京都大学(京大)は2月12日、持続型・環境調和型のメタルフリー触媒である有機分子触媒を用いた有機合成により、従来、合成が困難であった「光学活性四置換アレン」と呼ばれる分子の高効率的合成に成功したことを発表した。

同成果は同大 丸岡啓二 理学研究科教授、橋本卓也 同助教らによるもので、詳細は英国化学誌「Nature Chemistry」に掲載された。
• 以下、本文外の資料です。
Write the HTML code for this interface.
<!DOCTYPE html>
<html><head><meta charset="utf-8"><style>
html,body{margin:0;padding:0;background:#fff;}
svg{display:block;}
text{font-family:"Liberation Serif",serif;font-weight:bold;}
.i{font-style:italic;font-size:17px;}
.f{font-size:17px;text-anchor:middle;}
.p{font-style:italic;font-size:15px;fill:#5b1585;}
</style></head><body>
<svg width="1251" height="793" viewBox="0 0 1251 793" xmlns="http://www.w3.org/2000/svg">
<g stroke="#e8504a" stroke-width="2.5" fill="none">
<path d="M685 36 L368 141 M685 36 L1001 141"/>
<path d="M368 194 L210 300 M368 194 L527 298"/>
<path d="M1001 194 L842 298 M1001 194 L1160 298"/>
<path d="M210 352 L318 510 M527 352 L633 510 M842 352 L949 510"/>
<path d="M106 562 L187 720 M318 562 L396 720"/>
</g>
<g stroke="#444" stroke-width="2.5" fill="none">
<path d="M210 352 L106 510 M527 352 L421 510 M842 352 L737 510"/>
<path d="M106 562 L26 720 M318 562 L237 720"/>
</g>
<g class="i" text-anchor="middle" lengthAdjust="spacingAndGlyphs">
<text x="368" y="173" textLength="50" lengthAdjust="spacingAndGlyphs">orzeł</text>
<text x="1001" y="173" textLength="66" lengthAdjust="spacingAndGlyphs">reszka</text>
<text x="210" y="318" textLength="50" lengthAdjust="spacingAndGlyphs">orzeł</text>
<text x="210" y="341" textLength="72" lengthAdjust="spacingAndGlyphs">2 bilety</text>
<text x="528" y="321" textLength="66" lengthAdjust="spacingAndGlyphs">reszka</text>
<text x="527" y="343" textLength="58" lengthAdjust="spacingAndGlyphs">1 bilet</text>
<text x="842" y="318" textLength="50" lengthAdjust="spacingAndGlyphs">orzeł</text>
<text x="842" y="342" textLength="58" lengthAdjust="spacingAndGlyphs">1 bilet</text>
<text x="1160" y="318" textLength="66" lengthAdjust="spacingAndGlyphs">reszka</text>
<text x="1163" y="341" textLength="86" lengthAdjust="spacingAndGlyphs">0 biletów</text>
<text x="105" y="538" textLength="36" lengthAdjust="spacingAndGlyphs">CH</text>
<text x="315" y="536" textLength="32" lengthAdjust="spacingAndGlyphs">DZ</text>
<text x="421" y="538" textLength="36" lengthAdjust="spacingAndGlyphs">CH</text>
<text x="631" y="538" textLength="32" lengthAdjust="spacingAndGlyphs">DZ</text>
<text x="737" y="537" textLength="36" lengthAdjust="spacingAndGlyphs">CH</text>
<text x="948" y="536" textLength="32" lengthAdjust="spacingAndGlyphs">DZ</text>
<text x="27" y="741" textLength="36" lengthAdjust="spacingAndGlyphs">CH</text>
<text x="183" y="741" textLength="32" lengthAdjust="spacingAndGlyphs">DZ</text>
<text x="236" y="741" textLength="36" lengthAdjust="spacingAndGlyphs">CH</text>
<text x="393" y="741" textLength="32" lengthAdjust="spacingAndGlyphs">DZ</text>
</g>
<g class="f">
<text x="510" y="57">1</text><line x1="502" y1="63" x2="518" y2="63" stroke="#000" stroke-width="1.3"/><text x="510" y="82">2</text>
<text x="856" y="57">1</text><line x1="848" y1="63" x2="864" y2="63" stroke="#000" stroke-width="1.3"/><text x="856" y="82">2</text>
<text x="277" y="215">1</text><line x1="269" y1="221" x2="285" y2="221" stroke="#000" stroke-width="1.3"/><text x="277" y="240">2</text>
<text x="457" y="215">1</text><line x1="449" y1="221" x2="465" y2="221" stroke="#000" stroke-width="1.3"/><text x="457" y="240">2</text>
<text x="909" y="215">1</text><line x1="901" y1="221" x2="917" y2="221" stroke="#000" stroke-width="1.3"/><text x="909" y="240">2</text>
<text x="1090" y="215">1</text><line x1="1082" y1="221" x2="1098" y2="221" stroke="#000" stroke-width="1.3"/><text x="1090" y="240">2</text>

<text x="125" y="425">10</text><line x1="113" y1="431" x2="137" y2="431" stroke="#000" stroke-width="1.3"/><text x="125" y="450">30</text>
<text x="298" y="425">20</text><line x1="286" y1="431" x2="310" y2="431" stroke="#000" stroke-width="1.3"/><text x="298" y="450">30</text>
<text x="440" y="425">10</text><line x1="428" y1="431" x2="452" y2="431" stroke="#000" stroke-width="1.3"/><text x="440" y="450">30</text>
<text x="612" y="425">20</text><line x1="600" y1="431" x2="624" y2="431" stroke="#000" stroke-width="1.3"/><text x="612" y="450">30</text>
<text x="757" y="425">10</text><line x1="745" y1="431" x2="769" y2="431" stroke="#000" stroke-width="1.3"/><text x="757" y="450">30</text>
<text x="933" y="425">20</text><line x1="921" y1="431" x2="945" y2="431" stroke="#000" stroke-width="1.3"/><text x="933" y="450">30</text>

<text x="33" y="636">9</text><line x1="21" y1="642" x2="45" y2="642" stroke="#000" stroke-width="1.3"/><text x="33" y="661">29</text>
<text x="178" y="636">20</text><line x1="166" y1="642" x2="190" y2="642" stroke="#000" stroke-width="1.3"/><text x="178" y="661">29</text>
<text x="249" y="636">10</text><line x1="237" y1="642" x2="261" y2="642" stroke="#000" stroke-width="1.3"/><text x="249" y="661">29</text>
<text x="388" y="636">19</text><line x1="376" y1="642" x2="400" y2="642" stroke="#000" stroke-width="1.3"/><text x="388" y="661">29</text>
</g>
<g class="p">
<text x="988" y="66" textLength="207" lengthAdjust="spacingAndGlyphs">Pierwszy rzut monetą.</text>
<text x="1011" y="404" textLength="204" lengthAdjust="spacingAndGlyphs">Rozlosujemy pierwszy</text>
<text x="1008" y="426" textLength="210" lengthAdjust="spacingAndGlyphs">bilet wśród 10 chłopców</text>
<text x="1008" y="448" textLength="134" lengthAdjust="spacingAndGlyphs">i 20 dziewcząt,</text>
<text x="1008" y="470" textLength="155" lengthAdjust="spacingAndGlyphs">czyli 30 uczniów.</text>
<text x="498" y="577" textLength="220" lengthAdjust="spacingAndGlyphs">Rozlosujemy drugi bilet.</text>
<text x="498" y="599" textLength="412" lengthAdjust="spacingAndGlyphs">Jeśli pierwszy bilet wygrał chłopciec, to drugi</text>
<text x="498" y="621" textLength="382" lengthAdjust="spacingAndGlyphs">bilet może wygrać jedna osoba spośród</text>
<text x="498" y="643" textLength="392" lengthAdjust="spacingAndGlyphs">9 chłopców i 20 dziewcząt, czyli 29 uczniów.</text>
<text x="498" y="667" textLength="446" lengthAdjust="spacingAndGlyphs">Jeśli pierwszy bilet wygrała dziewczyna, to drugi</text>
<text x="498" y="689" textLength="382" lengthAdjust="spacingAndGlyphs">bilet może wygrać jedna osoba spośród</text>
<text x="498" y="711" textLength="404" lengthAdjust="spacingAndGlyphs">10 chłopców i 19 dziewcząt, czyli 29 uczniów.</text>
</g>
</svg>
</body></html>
近年、医薬品分野では効果を高めるために光学異性体(鏡像異性体)といわれる、同一の構造ながら鏡面の関係を有する分子が用いられるようになってきた。こうした医薬品では、対になる二分子の一方の光学活性分子が有効成分となり、他方の光学活性分子が実際の薬に混入することは許されない。こうした片方の光学活性分子だけを選択的に合成する技術が有機化学を活用した「触媒的不斉合成法」である。

今回の研究において研究グループは、有機分子触媒の力を利用し、これまで合成が難しい分子とされてきた光学活性四置換アレンを触媒的不斉合成することに挑んだ。これまで四置換アレンの触媒的不斉合成が実現されてこなかった理由としては、それら分子を直接合成できる反応がそもそも存在しなかったことにある。
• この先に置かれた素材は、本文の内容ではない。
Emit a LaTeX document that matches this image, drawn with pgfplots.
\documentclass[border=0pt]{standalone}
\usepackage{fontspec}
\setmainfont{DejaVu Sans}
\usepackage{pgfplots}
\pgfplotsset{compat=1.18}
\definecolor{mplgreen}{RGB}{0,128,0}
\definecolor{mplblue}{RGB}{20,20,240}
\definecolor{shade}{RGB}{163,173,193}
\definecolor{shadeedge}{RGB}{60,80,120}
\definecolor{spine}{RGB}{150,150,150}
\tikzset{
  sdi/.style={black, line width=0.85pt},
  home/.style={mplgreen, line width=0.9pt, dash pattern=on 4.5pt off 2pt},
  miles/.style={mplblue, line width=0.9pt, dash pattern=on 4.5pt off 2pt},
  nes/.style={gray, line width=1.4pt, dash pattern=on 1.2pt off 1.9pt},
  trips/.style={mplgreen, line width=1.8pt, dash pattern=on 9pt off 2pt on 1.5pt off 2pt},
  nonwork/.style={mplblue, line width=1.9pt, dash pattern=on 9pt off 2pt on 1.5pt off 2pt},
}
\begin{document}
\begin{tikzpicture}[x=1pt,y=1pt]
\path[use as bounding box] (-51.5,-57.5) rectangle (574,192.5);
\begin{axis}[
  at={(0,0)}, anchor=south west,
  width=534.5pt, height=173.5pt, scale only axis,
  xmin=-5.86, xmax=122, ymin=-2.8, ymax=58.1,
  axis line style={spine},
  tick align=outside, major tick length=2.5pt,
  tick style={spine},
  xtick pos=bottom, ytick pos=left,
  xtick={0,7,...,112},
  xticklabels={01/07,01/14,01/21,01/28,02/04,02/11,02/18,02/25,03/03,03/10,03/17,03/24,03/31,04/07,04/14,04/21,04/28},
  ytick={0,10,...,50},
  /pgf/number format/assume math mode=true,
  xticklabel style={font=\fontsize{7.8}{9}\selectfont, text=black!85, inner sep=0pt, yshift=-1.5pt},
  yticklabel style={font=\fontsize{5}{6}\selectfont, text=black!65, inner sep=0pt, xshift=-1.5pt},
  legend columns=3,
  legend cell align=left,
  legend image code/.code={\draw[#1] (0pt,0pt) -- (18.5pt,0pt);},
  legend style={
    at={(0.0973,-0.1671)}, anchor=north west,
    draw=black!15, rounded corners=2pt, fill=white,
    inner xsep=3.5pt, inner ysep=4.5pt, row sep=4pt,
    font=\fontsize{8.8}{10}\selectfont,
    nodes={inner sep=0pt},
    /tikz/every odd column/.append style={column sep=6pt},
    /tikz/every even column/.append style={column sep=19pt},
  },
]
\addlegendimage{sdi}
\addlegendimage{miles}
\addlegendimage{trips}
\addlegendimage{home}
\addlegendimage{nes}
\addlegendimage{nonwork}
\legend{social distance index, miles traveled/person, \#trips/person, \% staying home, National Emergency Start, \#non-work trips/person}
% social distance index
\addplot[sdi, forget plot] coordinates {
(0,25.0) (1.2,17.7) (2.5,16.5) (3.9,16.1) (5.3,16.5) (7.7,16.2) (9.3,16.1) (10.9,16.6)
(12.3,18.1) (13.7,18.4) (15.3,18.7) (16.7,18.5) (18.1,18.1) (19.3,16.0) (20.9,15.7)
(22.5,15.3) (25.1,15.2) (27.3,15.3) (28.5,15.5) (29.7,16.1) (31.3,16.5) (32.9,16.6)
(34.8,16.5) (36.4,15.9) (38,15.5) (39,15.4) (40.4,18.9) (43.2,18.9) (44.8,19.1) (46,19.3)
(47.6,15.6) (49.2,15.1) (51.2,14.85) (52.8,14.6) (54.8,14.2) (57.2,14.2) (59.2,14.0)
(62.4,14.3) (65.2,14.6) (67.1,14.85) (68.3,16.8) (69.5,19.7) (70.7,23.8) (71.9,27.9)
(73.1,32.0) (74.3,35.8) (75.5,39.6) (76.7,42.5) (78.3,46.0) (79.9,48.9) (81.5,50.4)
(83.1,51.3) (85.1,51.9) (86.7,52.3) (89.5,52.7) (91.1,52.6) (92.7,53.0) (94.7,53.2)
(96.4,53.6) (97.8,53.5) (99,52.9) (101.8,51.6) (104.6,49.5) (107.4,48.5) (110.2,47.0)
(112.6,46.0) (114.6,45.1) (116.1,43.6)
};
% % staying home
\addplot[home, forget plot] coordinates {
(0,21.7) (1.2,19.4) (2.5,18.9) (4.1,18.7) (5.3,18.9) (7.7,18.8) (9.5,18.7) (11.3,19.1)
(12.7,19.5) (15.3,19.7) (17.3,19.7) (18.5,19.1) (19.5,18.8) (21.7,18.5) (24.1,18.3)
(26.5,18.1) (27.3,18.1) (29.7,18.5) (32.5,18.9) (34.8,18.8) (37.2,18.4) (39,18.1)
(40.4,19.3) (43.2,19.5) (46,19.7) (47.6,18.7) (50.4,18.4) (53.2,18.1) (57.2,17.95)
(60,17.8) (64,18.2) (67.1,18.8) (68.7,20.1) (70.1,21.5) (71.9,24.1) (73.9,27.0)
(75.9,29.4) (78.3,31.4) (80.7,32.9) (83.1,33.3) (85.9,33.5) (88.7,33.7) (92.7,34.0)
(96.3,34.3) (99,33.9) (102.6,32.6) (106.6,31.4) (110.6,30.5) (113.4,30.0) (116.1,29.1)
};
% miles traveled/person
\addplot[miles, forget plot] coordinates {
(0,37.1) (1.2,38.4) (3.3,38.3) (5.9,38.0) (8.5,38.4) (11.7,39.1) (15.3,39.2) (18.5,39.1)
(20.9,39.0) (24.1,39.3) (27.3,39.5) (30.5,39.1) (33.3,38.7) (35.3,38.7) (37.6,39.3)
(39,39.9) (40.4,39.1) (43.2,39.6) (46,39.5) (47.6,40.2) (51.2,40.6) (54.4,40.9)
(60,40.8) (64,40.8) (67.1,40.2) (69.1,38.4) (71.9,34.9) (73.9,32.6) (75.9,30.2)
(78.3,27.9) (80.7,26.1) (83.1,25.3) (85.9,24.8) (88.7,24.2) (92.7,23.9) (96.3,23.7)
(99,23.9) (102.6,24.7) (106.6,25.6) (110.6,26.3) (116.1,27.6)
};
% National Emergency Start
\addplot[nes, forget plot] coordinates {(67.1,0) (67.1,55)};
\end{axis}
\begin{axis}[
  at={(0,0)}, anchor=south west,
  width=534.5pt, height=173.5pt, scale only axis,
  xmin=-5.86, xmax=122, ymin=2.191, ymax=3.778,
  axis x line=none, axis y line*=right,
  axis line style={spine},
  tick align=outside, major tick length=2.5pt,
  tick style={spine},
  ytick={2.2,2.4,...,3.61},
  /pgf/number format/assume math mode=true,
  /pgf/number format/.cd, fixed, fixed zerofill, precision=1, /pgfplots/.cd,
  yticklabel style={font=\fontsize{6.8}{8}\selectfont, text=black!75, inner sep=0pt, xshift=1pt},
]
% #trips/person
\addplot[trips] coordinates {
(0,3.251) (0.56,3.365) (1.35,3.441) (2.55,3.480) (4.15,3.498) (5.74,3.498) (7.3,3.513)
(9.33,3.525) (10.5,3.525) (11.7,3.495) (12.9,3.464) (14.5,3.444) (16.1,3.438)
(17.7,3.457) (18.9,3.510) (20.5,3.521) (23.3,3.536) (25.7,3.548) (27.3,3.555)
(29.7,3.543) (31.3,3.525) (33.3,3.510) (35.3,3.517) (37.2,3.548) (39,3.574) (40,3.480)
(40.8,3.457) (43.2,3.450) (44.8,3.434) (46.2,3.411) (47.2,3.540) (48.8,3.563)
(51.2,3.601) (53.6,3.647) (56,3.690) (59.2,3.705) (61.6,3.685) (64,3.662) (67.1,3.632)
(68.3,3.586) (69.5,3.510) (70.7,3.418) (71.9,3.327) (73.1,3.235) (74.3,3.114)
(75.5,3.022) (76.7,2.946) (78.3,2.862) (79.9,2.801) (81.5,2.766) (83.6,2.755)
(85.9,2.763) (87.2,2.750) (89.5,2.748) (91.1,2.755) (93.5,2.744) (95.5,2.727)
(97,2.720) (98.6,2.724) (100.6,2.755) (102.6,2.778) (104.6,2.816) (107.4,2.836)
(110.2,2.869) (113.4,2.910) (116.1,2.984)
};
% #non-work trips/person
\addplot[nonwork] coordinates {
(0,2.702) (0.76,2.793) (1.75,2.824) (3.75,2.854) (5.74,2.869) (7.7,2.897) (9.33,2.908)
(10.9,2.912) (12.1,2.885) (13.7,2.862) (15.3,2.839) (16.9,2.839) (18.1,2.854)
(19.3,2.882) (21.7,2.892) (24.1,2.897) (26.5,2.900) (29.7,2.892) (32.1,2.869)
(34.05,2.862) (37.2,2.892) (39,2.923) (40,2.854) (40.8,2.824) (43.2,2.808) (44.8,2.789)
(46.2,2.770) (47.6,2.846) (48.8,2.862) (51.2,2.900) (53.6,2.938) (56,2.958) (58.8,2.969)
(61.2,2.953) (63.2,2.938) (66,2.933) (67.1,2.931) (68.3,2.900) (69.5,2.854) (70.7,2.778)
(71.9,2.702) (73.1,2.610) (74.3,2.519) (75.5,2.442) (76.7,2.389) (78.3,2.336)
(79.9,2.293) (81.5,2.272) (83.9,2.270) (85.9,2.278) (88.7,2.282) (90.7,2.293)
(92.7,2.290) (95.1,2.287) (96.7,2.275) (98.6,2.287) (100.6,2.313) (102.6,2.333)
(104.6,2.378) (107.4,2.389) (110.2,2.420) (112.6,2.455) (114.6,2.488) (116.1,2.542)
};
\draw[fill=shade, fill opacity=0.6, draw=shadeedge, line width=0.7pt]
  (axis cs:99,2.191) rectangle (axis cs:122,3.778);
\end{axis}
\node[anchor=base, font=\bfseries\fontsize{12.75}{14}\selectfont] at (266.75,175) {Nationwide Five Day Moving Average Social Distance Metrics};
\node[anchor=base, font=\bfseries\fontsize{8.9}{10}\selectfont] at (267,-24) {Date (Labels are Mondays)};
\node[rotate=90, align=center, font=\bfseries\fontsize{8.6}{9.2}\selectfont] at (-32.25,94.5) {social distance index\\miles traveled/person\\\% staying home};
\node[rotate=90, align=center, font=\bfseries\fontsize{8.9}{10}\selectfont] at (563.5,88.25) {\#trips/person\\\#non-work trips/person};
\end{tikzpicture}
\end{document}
そこで今回は、まず新たな反応の開発が行われた。この反応は、触媒作用を受ける反応物(基質)は有機分子触媒Q+X-の作用により反応性に富んだ反応活性種を生じ、もう1つの違う基質と衝突し結合を作ることで四置換アレンを生じるというもの。

新たに開発された反応式

触媒の不斉情報が基質に伝播しながら反応が起こることで、生成物は光学活性体として得ることができるようになるとのことで、その触媒として、独自に開発した一切金属を含まず、水素、炭素、窒素、酸素およびハロゲンといった非金属元素のみで構成される有機分子触媒を基に、2つの触媒が反応に併せてデザインされた。

2種類の触媒を新たにデザインした

この結果、この2種類の有機分子触媒をそれぞれ、2つの基質のalleno-Mannich型反応と3つ目の基質を相手とするアルキル化反応に適用することで、30種類以上のさまざまな光学活性四置換アレンを実際に合成することに成功したという。

1分子の触媒から最大50分子の四置換アレンがほぼ単一の光学活性体として合成できるという

なお、研究グループでは、今回の成果を受けて、入手困難であった光学活性四置換アレンを、持続性、環境調和性に配慮しながら供給することが可能となり、新たな低分子医薬品の骨格に組み入れたり、中間体として新しい医薬品合成ルートの開拓に用いたりすることが可能になると説明しており、今後は、さらなる触媒の効率化を図ることで、より少ない触媒量で量的供給が可能になる合成法の実現に向けた研究を進めていくとするほか、今回の手法を応用して多種多様な光学活性四置換アレンの合成法の確立を目指すとしている。